Information supplied ▸
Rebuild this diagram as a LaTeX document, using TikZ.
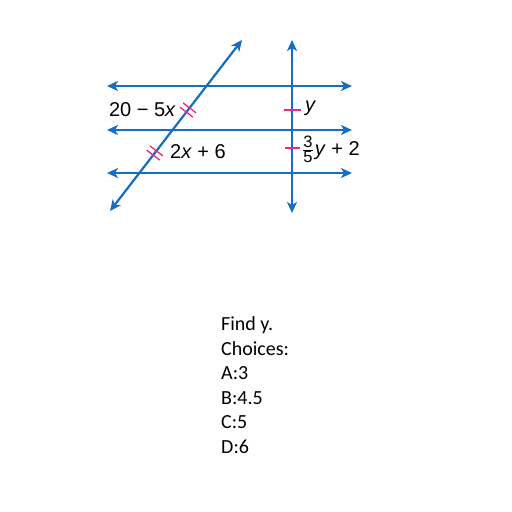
\documentclass[tikz,border=0pt]{standalone}
\usepackage{fontspec}
\newfontfamily\labfont{Liberation Sans}
\newfontfamily\qfont{Carlito}
\usetikzlibrary{arrows.meta,calc}
\definecolor{lineblue}{RGB}{22,110,190}
\definecolor{tickpink}{RGB}{232,40,140}
\tikzset{
  geoline/.style={lineblue,line width=2.2pt,{Stealth[length=11pt,width=10pt,inset=3pt]}-{Stealth[length=11pt,width=10pt,inset=3pt]}},
  tickmark/.style={tickpink,line width=1.3pt},
  lab/.style={inner sep=0pt,font=\labfont\fontsize{20}{22}\selectfont},
  qtext/.style={inner sep=0pt,anchor=base west,font=\qfont\fontsize{20}{24}\selectfont}
}
\newcommand{\fracdigit}[1]{\hbox{\labfont\fontsize{16.5}{16.5}\selectfont #1}}
\begin{document}
\begin{tikzpicture}[x=1pt,y=-1pt]
\useasboundingbox[fill=white] (0,0) rectangle (512,512);
% endpoints
\coordinate (h1l) at (107,86);  \coordinate (h1r) at (352,86);
\coordinate (h2l) at (107,130); \coordinate (h2r) at (352,130);
\coordinate (h3l) at (107,173); \coordinate (h3r) at (352,173);
\coordinate (vt) at (292,40);   \coordinate (vb) at (292,213);
\coordinate (tb) at (110,211);  \coordinate (tt) at (242,40);
\draw[geoline] (h1l) -- (h1r);
\draw[geoline] (h2l) -- (h2r);
\draw[geoline] (h3l) -- (h3r);
\draw[geoline] (vb) -- (vt);
\draw[geoline] (tb) -- (tt);
% double ticks on transversal
\coordinate (c1) at (188,110);
\coordinate (c2) at (154.8,153);
\foreach \c in {c1,c2}{
  \draw[tickmark] ($(\c)+(1.6,-2.1)+(-6.5,-5)$) -- ($(\c)+(1.6,-2.1)+(6.5,5)$);
  \draw[tickmark] ($(\c)+(-1.6,2.1)+(-6.5,-5)$) -- ($(\c)+(-1.6,2.1)+(6.5,5)$);
}
% single ticks on vertical line
\coordinate (v1l) at (284,110); \coordinate (v1r) at (301,110);
\coordinate (v2l) at (285,148); \coordinate (v2r) at (300,148);
\draw[tickmark] (v1l) -- (v1r);
\draw[tickmark] (v2l) -- (v2r);
% labels
\node[lab,anchor=east] (l1) at (176,110) {20 − 5\textit{x}};
\node[lab,anchor=west] (l2) at (170,152) {2\textit{x} + 6};
\node[lab,anchor=west] (l3) at (305,108) {\textit{y}};
\node[lab,anchor=west] (l4) at (302,149) {$\frac{\fracdigit{3}}{\fracdigit{5}}$\kern1pt\textit{y} + 2};
% question text
\node[qtext] (q1) at (221,330) {Find y.};
\node[qtext] (q2) at (221,355) {Choices:};
\node[qtext] (q3) at (221,379) {A:3};
\node[qtext] (q4) at (221,404) {B:4.5};
\node[qtext] (q5) at (221,428) {C:5};
\node[qtext] (q6) at (221,453) {D:6};
\end{tikzpicture}
\end{document}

Exercise brief ▸
Word for word, quote the lines above. Omit the pictures.

Complete response ▸
Rebuild this diagram as a LaTeX document, using TikZ.
\documentclass[tikz,border=0pt]{standalone}
\usepackage{fontspec}
\newfontfamily\labfont{Liberation Sans}
\newfontfamily\qfont{Carlito}
\usetikzlibrary{arrows.meta,calc}
\definecolor{lineblue}{RGB}{22,110,190}
\definecolor{tickpink}{RGB}{232,40,140}
\tikzset{
  geoline/.style={lineblue,line width=2.2pt,{Stealth[length=11pt,width=10pt,inset=3pt]}-{Stealth[length=11pt,width=10pt,inset=3pt]}},
  tickmark/.style={tickpink,line width=1.3pt},
  lab/.style={inner sep=0pt,font=\labfont\fontsize{20}{22}\selectfont},
  qtext/.style={inner sep=0pt,anchor=base west,font=\qfont\fontsize{20}{24}\selectfont}
}
\newcommand{\fracdigit}[1]{\hbox{\labfont\fontsize{16.5}{16.5}\selectfont #1}}
\begin{document}
\begin{tikzpicture}[x=1pt,y=-1pt]
\useasboundingbox[fill=white] (0,0) rectangle (512,512);
% endpoints
\coordinate (h1l) at (107,86);  \coordinate (h1r) at (352,86);
\coordinate (h2l) at (107,130); \coordinate (h2r) at (352,130);
\coordinate (h3l) at (107,173); \coordinate (h3r) at (352,173);
\coordinate (vt) at (292,40);   \coordinate (vb) at (292,213);
\coordinate (tb) at (110,211);  \coordinate (tt) at (242,40);
\draw[geoline] (h1l) -- (h1r);
\draw[geoline] (h2l) -- (h2r);
\draw[geoline] (h3l) -- (h3r);
\draw[geoline] (vb) -- (vt);
\draw[geoline] (tb) -- (tt);
% double ticks on transversal
\coordinate (c1) at (188,110);
\coordinate (c2) at (154.8,153);
\foreach \c in {c1,c2}{
  \draw[tickmark] ($(\c)+(1.6,-2.1)+(-6.5,-5)$) -- ($(\c)+(1.6,-2.1)+(6.5,5)$);
  \draw[tickmark] ($(\c)+(-1.6,2.1)+(-6.5,-5)$) -- ($(\c)+(-1.6,2.1)+(6.5,5)$);
}
% single ticks on vertical line
\coordinate (v1l) at (284,110); \coordinate (v1r) at (301,110);
\coordinate (v2l) at (285,148); \coordinate (v2r) at (300,148);
\draw[tickmark] (v1l) -- (v1r);
\draw[tickmark] (v2l) -- (v2r);
% labels
\node[lab,anchor=east] (l1) at (176,110) {20 − 5\textit{x}};
\node[lab,anchor=west] (l2) at (170,152) {2\textit{x} + 6};
\node[lab,anchor=west] (l3) at (305,108) {\textit{y}};
\node[lab,anchor=west] (l4) at (302,149) {$\frac{\fracdigit{3}}{\fracdigit{5}}$\kern1pt\textit{y} + 2};
% question text
\node[qtext] (q1) at (221,330) {Find y.};
\node[qtext] (q2) at (221,355) {Choices:};
\node[qtext] (q3) at (221,379) {A:3};
\node[qtext] (q4) at (221,404) {B:4.5};
\node[qtext] (q5) at (221,428) {C:5};
\node[qtext] (q6) at (221,453) {D:6};
\end{tikzpicture}
\end{document}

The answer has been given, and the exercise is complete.